Body of Evidence. Patricia D Cornwell

Her relationship with the Harpers was as intense as it was deranged. They were three volatile elements forming a thunderhead of unbelievable destruction when they finally lived together in that storybook mansion on its river of timeless dreams. Gary Harper bought and restored the great house for Beryl, and it was in the upstairs bedroom where I had slept that he robbed her one night of her virginity when she was only sixteen.

When she did not come down to breakfast the following morning, Sterling Harper went upstairs to check and found Beryl in a fetal position, crying. Unable to face that her famous brother had raped their surrogate daughter, Miss Harper battled the demons of her house with troops of denial. She never said a word to Beryl or attempted to intervene, but softly shut her door at night and slept her fitful sleep.

The molestation of Beryl continued, week after week, less frequently as she got older and finally ending with the Pulitzer Prize-winner’s impotence, brought on by long evenings of hard drinking and other excesses, including drugs. When the interest from his accumulated book earnings and family inheritance could no longer support his vices, he turned to his friend, Joseph McTigue, who focused his kindly attentions and skills on Harper’s precarious finances, eventually making the author “not only solvent again, but wealthy enough to afford the finest whiskey by the case and cocaine binges whenever he pleased.”

According to Beryl, after she moved out Miss Harper painted the portrait over the library mantel, a portrait of a child robbed of innocence, intended unconsciously or not to torment Harper forever.

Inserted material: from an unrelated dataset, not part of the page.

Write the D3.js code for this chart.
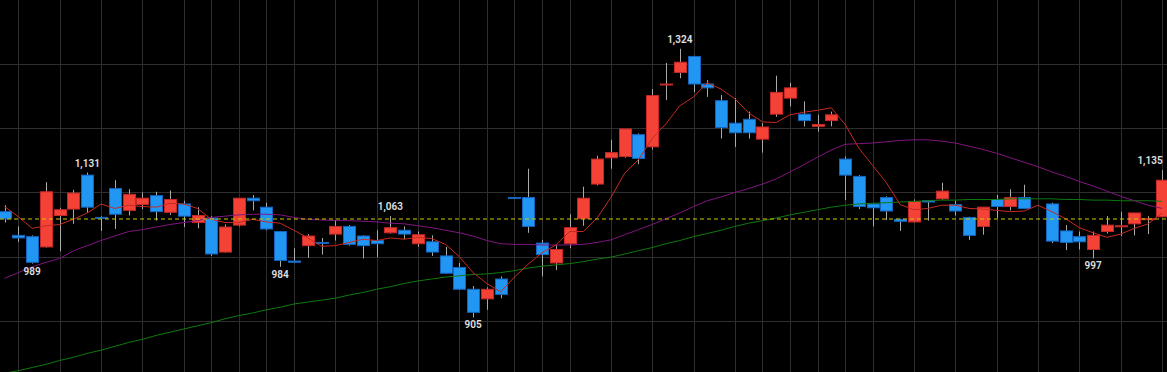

He drank more, wrote less, and began suffering from insomnia. He began frequenting Culpeper’s Tavern, a ritual encouraged by his sister, who used those hours to conspire against him with Beryl on the phone. The final blow came in a dramatic act of defiance when Beryl, encouraged by Sparacino, violated her contract.

It was her way of reclaiming her life and, in her words, “preserving the beauty of my friend, Sterling, by pressing the memory of her between these pages like wildflowers.”

Beryl began her book very shortly after Miss Harper was diagnosed as having cancer. Their bond was inviolable, their love for each other immense.

Naturally, there were lengthy digressions about the books Beryl had written and the sources of her ideas. Excerpts from earlier works were included, and I suspected this might have explained the partial manuscript we found on her bedroom dresser after she was dead. It was hard to say. It was hard to know what had gone on in Beryl’s mind. But I could see that her work was extraordinary, and sufficiently scandalous to have frightened Gary Harper and caused Sparacino to lust after it.

What I failed to see as the afternoon wore on was anything that raised the specter of Frankie. There was no mention in her manuscript of the ordeal that would eventually end her life. I supposed it was too much for her to contemplate. Perhaps, she hoped, it would pass with time.

I was nearing the end of Beryl’s book when Mark suddenly put his hand on my arm.

“What?” I could barely tear my eyes away.

“Kay. Take a look at this,” he said, lightly placing a page on top of the one I was reading.

It was the opening of Chapter Twenty-five, a page I had previously read. It took me a moment to see what I had missed. It was a very clean photocopy, and not an original typed page like all of the others.

“I thought you said this was the only copy,” Mark quizzed me.

“I was under the impression that it was,” I replied, mystified.

“I wonder if she made a copy and mixed up two of the pages.”

“That’s the way it looks,” I considered. “But where is the copy, then? It hasn’t turned up.”

“Got no idea.”

“You sure Sparacino doesn’t have it?”

“I’m pretty sure I would know if he did. I’ve turned his office inside out during his absences and I’ve done the same to his house. Besides, I think he would have told me, at least when he thought we were buddies.”